A not-so-familiar Father Christmas: A Merry Christmas Polka from 1847

Library catalogue permalink: http://cat.lib.unimelb.edu.au/record=b3196976

Looking at Christmas music in the Rare Music collection from Victorian-era Britain, I was surprised to see an unfamiliar Father Christmas-figure—a grinning giant—at the head of a very worn copy of the sheet music of a Merry Christmas Polka from 1847. I had expected to find a Santa in a fur-edged coat and hat, with a stout pair of boots and, perhaps, a fir tree over one shoulder; what I found (here rendered in green for festive effect!) was rather different.

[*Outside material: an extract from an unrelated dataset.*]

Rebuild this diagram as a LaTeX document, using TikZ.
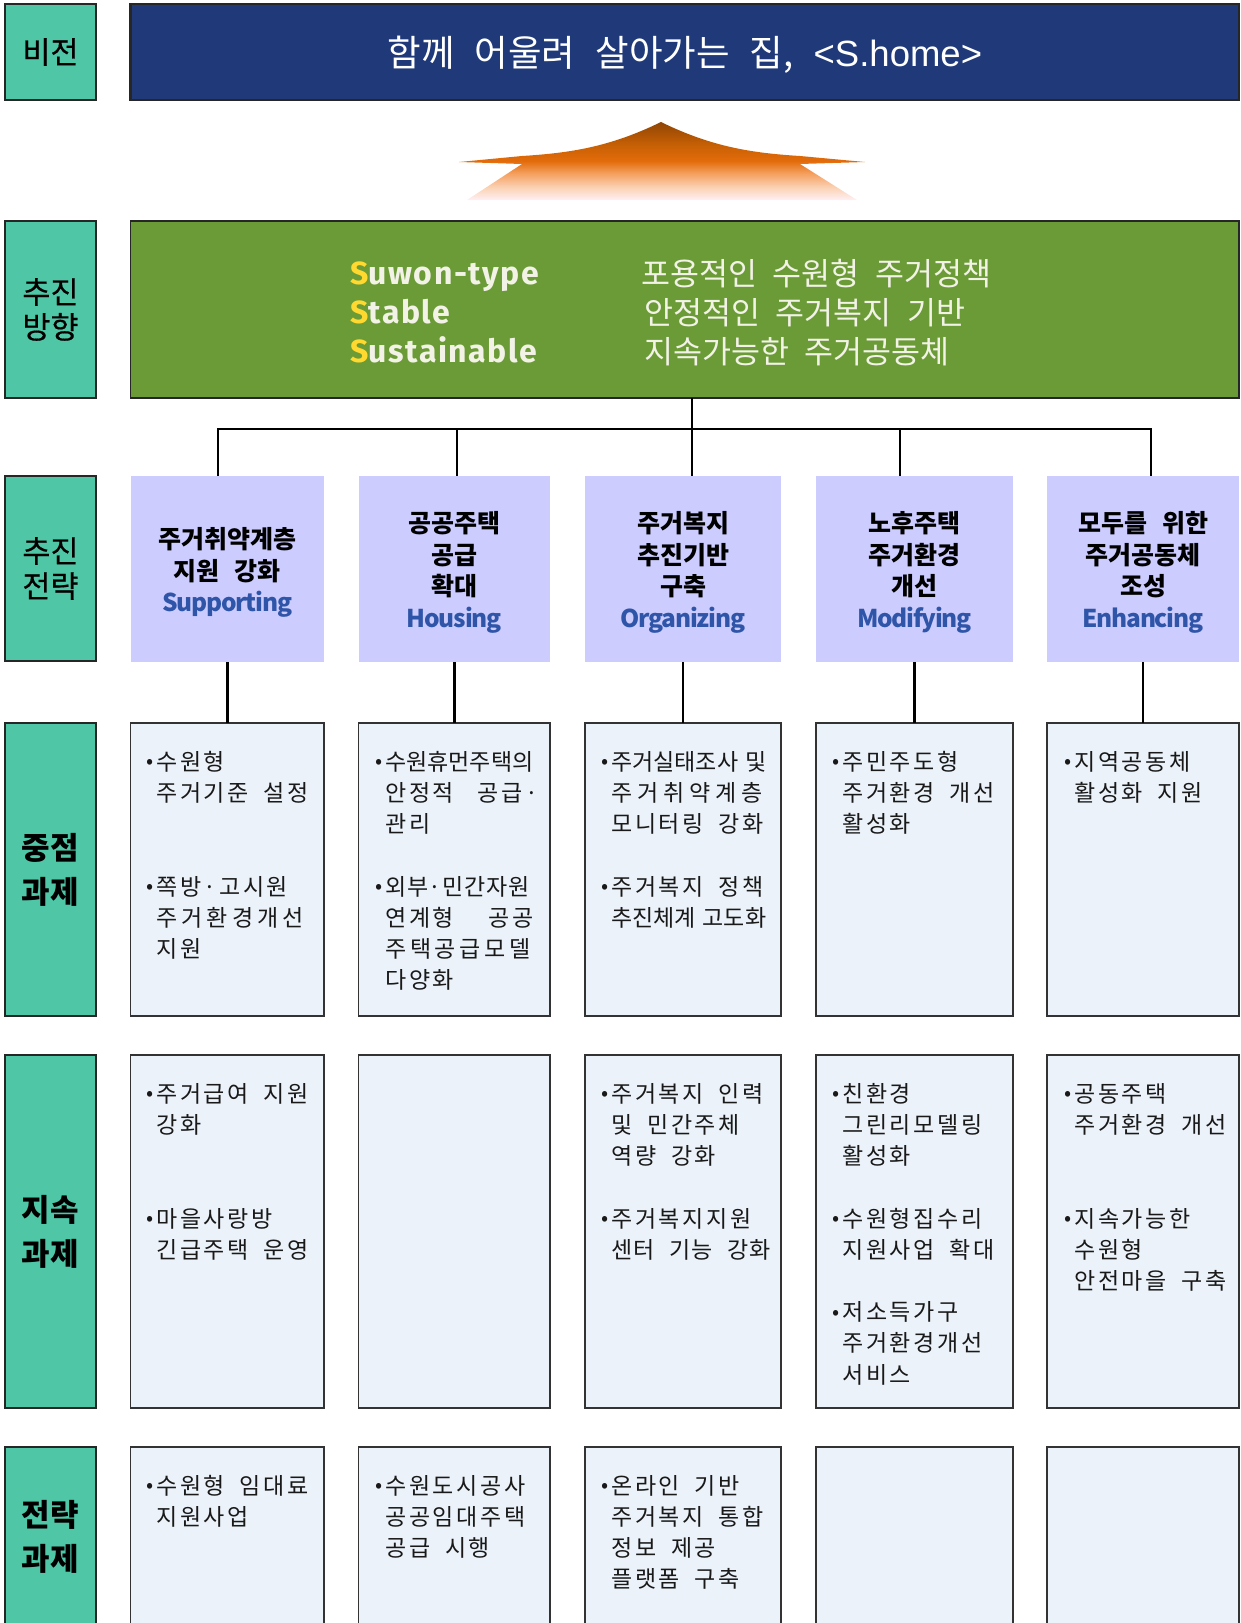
\documentclass[tikz,border=0pt]{standalone}
\usepackage{fontspec}
\setmainfont{Noto Sans CJK KR}
\newcommand\krb{\bfseries}
\newfontfamily\krm{Noto Sans CJK KR}[FakeBold=0.5]
\newfontfamily\lat{Liberation Sans}
\newfontfamily\disp{Fira Sans}
\newcommand\ls[2]{{\addfontfeature{LetterSpace=#1}#2}}
\newcommand\wsp[1]{\spaceskip=#1em\relax}
\newcommand\bodyls{\addfontfeature{LetterSpace=11.5}}
\newcommand\displs{\addfontfeature{LetterSpace=5}}
\newcommand\bul{\llap{\raisebox{1.5pt}{\fontsize{21}{21}\selectfont •}\hspace{3pt}}}
\newcommand\yS{\textcolor{yS}{S}}
\newcommand\tp{\rule{0pt}{28pt}}
\definecolor{arrowA}{HTML}{8F4504}
\definecolor{arrowB}{HTML}{C55F05}
\definecolor{arrowC}{HTML}{E36C0A}
\definecolor{arrowD}{HTML}{F5A060}
\definecolor{arrowE}{HTML}{FBD2B5}
\definecolor{arrowF}{HTML}{FFF0F4}
\pgfdeclareverticalshading{arrowshade}{100bp}{color(0bp)=(arrowF);color(25bp)=(arrowF);color(33bp)=(arrowE);color(42bp)=(arrowD);color(50bp)=(arrowC);color(61bp)=(arrowB);color(75bp)=(arrowA);color(100bp)=(arrowA)}
\definecolor{yS}{HTML}{FFD92F}
\definecolor{lab}{HTML}{4FC7A7}
\definecolor{nav}{HTML}{1F3979}
\definecolor{grn}{HTML}{6B9B37}
\definecolor{viol}{HTML}{CCCCFF}
\definecolor{cellc}{HTML}{EBF2F9}
\definecolor{eng}{HTML}{2F55A8}
\definecolor{dtxt}{HTML}{F2F2E6}
\tikzset{
 box/.style={anchor=north west,inner sep=0pt,outer sep=0pt},
 label/.style={box,fill=lab,draw=black!85,line width=1.1pt,align=center,text=black,font=\krm\fontsize{30.5}{35}\selectfont},
 blabel/.style={label,font=\krb\fontsize{31}{44}\selectfont},
 strat/.style={box,fill=viol,align=center,font=\krb\fontsize{25}{31.5}\selectfont\wsp{.6}},
 cellbox/.style={box,fill=cellc,draw=black!80,line width=1.1pt},
 body/.style={anchor=north west,inner sep=0pt,align=left,text=black!90,font=\fontsize{23}{31.2}\selectfont\bodyls\wsp{.65}},
 eng text/.style={anchor=base west,inner sep=0pt,text=dtxt,font=\disp\bfseries\fontsize{32}{32}\selectfont\displs},
 kor text/.style={anchor=base west,inner sep=0pt,text=dtxt,font=\fontsize{31.5}{32}\selectfont\wsp{.5}},
 conn/.style={draw=black,line width=2.9pt},
}
\newcommand\en[1]{{\fontsize{24.5}{31.5}\selectfont\color{eng}\addfontfeature{LetterSpace=-5}#1}}
\begin{document}
\begin{tikzpicture}[x=1pt,y=-1pt]
\useasboundingbox (0,0) rectangle (1241,1623);
\clip (0,0) rectangle (1241,1623);
% left labels
\node[label,line width=2.2pt,minimum width=91pt,minimum height=96pt] (l1) at (5,4) {비전};
\node[label,minimum width=91pt,minimum height=177pt] (l2) at (5,221) {추진\\방향};
\node[label,minimum width=91pt,minimum height=185pt] (l3) at (5,476) {추진\\전략};
\node[blabel,minimum width=91pt,minimum height=293pt] (l4) at (5,723) {중점\\과제};
\node[blabel,minimum width=91pt,minimum height=353pt] (l5) at (5,1055) {지속\\과제};
\node[blabel,minimum width=91pt,minimum height=179pt] (l6) at (5,1447) {전략\\과제};
% vision
\node[box,fill=nav,draw=black!85,line width=2.2pt,minimum width=1108.5pt,minimum height=96pt,text=white,font=\fontsize{36.5}{40}\selectfont\wsp{.55}] (v) at (130.5,4) {\rule{0pt}{36pt}함께 어울려 살아가는 집, {\lat <S.home>}};
% arrow
\shade[shading=arrowshade] (661,122) .. controls (610,147) and (570,153) .. (522,156) -- (459,162) -- (522,164) -- (467,200) -- (857,200) -- (800,164) -- (865,162) -- (800,156) .. controls (752,153) and (712,147) .. (661,122) -- cycle;
% direction
\node[box,fill=grn,draw=black!85,line width=1.1pt,minimum width=1108.5pt,minimum height=177pt] (d) at (130.5,221) {};
\node[eng text] (d1) at (350,284) {\yS uwon-type};
\node[eng text] (d2) at (350,323) {\yS table};
\node[eng text] (d3) at (350,362) {\yS ustainable};
\node[kor text] (e1) at (641,285) {포용적인 수원형 주거정책};
\node[kor text] (e2) at (644,324) {안정적인 주거복지 기반};
\node[kor text] (e3) at (644,363) {지속가능한 주거공동체};
% strategies
\node[strat,minimum width=193.5pt,minimum height=186pt] (s1) at (130.5,476) {\tp 주거취약계층\\지원 강화\\\en{Supporting}};
\node[strat,minimum width=191.5pt,minimum height=186pt] (s2) at (358.5,476) {\tp 공공주택\\공급\\확대\\\en{Housing}};
\node[strat,minimum width=196pt,minimum height=186pt] (s3) at (585,476) {\tp 주거복지\\추진기반\\구축\\\en{Organizing}};
\node[strat,minimum width=197pt,minimum height=186pt] (s4) at (816,476) {\tp 노후주택\\주거환경\\개선\\\en{Modifying}};
\node[strat,minimum width=192pt,minimum height=186pt] (s5) at (1047,476) {\tp 모두를 위한\\주거공동체\\조성\\\en{Enhancing}};
% row boxes
\node[cellbox,minimum width=193.5pt,minimum height=293pt] (f1) at (130.5,723) {};
\node[cellbox,minimum width=191.5pt,minimum height=293pt] (f2) at (358.5,723) {};
\node[cellbox,minimum width=196pt,minimum height=293pt] (f3) at (585,723) {};
\node[cellbox,minimum width=197pt,minimum height=293pt] (f4) at (816,723) {};
\node[cellbox,minimum width=192pt,minimum height=293pt] (f5) at (1047,723) {};
\node[cellbox,minimum width=193.5pt,minimum height=353pt] (g1) at (130.5,1055) {};
\node[cellbox,minimum width=191.5pt,minimum height=353pt] (g2) at (358.5,1055) {};
\node[cellbox,minimum width=196pt,minimum height=353pt] (g3) at (585,1055) {};
\node[cellbox,minimum width=197pt,minimum height=353pt] (g4) at (816,1055) {};
\node[cellbox,minimum width=192pt,minimum height=353pt] (g5) at (1047,1055) {};
\node[cellbox,minimum width=193.5pt,minimum height=190pt] (h1) at (130.5,1447) {};
\node[cellbox,minimum width=191.5pt,minimum height=190pt] (h2) at (358.5,1447) {};
\node[cellbox,minimum width=196pt,minimum height=190pt] (h3) at (585,1447) {};
\node[cellbox,minimum width=197pt,minimum height=190pt] (h4) at (816,1447) {};
\node[cellbox,minimum width=192pt,minimum height=190pt] (h5) at (1047,1447) {};
% body texts
\node[body] (tf1) at (156,751) {\bul 수원형\\주거기준 설정\\\\\\\bul 쪽방·고시원\\\ls{18}{주거환경개선}\\지원};
\node[body] (tf2) at (385,751) {\bul \ls{0}{수원휴먼주택의}\\{\wsp{1.03}안정적 공급·}\\관리\\\\\bul \ls{3}{외부·민간자원}\\{\wsp{1.52}연계형 공공}\\\ls{16}{주택공급모델}\\다양화};
\node[body] (tf3) at (611,751) {\bul \ls{0}{\wsp{.3}주거실태조사 및}\\\ls{21}{주거취약계층}\\모니터링 강화\\\\\bul 주거복지 정책\\\ls{0}{\wsp{.3}추진체계 고도화}};
\node[body] (tf4) at (842,751) {\bul 주민주도형\\주거환경 개선\\활성화};
\node[body] (tf5) at (1074,751) {\bul 지역공동체\\활성화 지원};
\node[body] (tg1) at (156,1083) {\bul 주거급여 지원\\강화\\\\\\\bul 마을사랑방\\긴급주택 운영};
\node[body] (tg3) at (611,1083) {\bul 주거복지 인력\\및 민간주체\\역량 강화\\\\\bul 주거복지지원\\\ls{4}{센터 기능 강화}};
\node[body] (tg4) at (842,1083) {\bul 친환경\\그린리모델링\\활성화\\\\\bul 수원형집수리\\지원사업 확대\\\\\bul 저소득가구\\주거환경개선\\서비스};
\node[body] (tg5) at (1074,1083) {\bul 공동주택\\주거환경 개선\\\\\\\bul 지속가능한\\수원형\\안전마을 구축};
\node[body] (th1) at (156,1475) {\bul 수원형 임대료\\지원사업};
\node[body] (th2) at (385,1475) {\bul 수원도시공사\\공공임대주택\\공급 시행};
\node[body] (th3) at (611,1475) {\bul 온라인 기반\\주거복지 통합\\정보 제공\\플랫폼 구축};
% connectors
\coordinate (bus) at (692,429);
\coordinate (b1) at (218,429);
\coordinate (b2) at (457,429);
\coordinate (b4) at (900,429);
\coordinate (b5) at (1151,429);
\draw[conn] (d.south -| bus) -- (bus);
\draw[conn,line cap=rect] (b1) -- (b5);
\draw[conn] (b1) -- (b1 |- s1.north);
\draw[conn] (b2) -- (b2 |- s2.north);
\draw[conn] (bus) -- (bus |- s3.north);
\draw[conn] (b4) -- (b4 |- s4.north);
\draw[conn] (b5) -- (b5 |- s5.north);
\draw[conn] (s1.south) -- (f1.north);
\draw[conn] (s2.south) -- (f2.north);
\draw[conn] (s3.south) -- (f3.north);
\draw[conn] (s4.south) -- (f4.north);
\draw[conn] (s5.south) -- (f5.north);
\end{tikzpicture}
\end{document}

Just ten years into Queen Victoria’s reign is a little soon for that particular Santa to be ubiquitous. After some general reading, I discovered that other illustrators depicting Father Christmas in the 1840s use graphic elements similar to those employed by the illustrator for this piece of festive sheet music, Alfred Ashley (1820-1897). 1) The holly wreath (instead of the hat) was common then as was the raised goblet. And Ashley’s Santa has “companions” from folklore, something not unknown in the 1840s. Here a goblin-like figure pulls himself over the top of the chair and what must surely be a leprechaun dances on his outstretched hand. The element of fantasy is something often found in Victorian-era illustration in, for example, the well-established genre of fairy painting. 2) Ashley’s Father Christmas is remarkably plainly dressed, in a non-descript smock, barelegged and with no apparent footwear, but he is toasting himself by a roaring fire: a yule log perhaps? The suspended mistletoe and profusion of food and drink (here just visible on the table) are other Christmas traditions in the illustration that have stood the test of time.

Engraved illustrations were increasingly common on sheet music in the 1840s and no doubt a significant incentive to purchase. Pianos, including compact cottage (upright) pianos for home use, were luxury goods, but were owned by the well-heeled middle and upper classes in increasing numbers. 3) It is these people—particular the fashionably dressed family in the foreground—who are depicted in the illustration, dancing at home, as was then a custom. And this polka, a couples dance distinguished by a hopping step, coincides with the early years of “polkamania” in Britain. 4) With its regular repeated 8 bar phrases, this is definitely a polka written for dancing rather than listening to. To hear the distinctive polka rhythm, and to get a sense of what these simple piano dances written for domestic use were like, please listen to short excerpts from the Merry Christmas Polka Finale below—the “big finish” is a very clear signal to the dancers that the music, and the dance, is nearing its end.

 

With best wishes for the Festive Season from all at Special Collections.

Jennifer Hill, Rare Music Curator

  1. This is no. 113 of the Musical Bouquet series; the composer is not named. The publisher, active from 1845 to 1917, went on to issue at least 8106 numbers, producing one, then two per week. The website http://www.musicalbouquet.co.uk/  is an excellent source of information and devotes a page to Alfred Ashley, with many examples of his work.
  2. David Wootton, The illustrators: the British art of illustration, 1800-1999 (London: Chris Beetles, 1999), p. 21-28.
  3. Derek Scott, The singing bourgeois: songs of the Victorian drawing room and parlour (Milton Keynes: Open University Press, 1989), p. 45-49, 54.
  4. See Gracian Černušák, Andrew Lamb and John Tyrrell, “Polka” in Grove Music Online.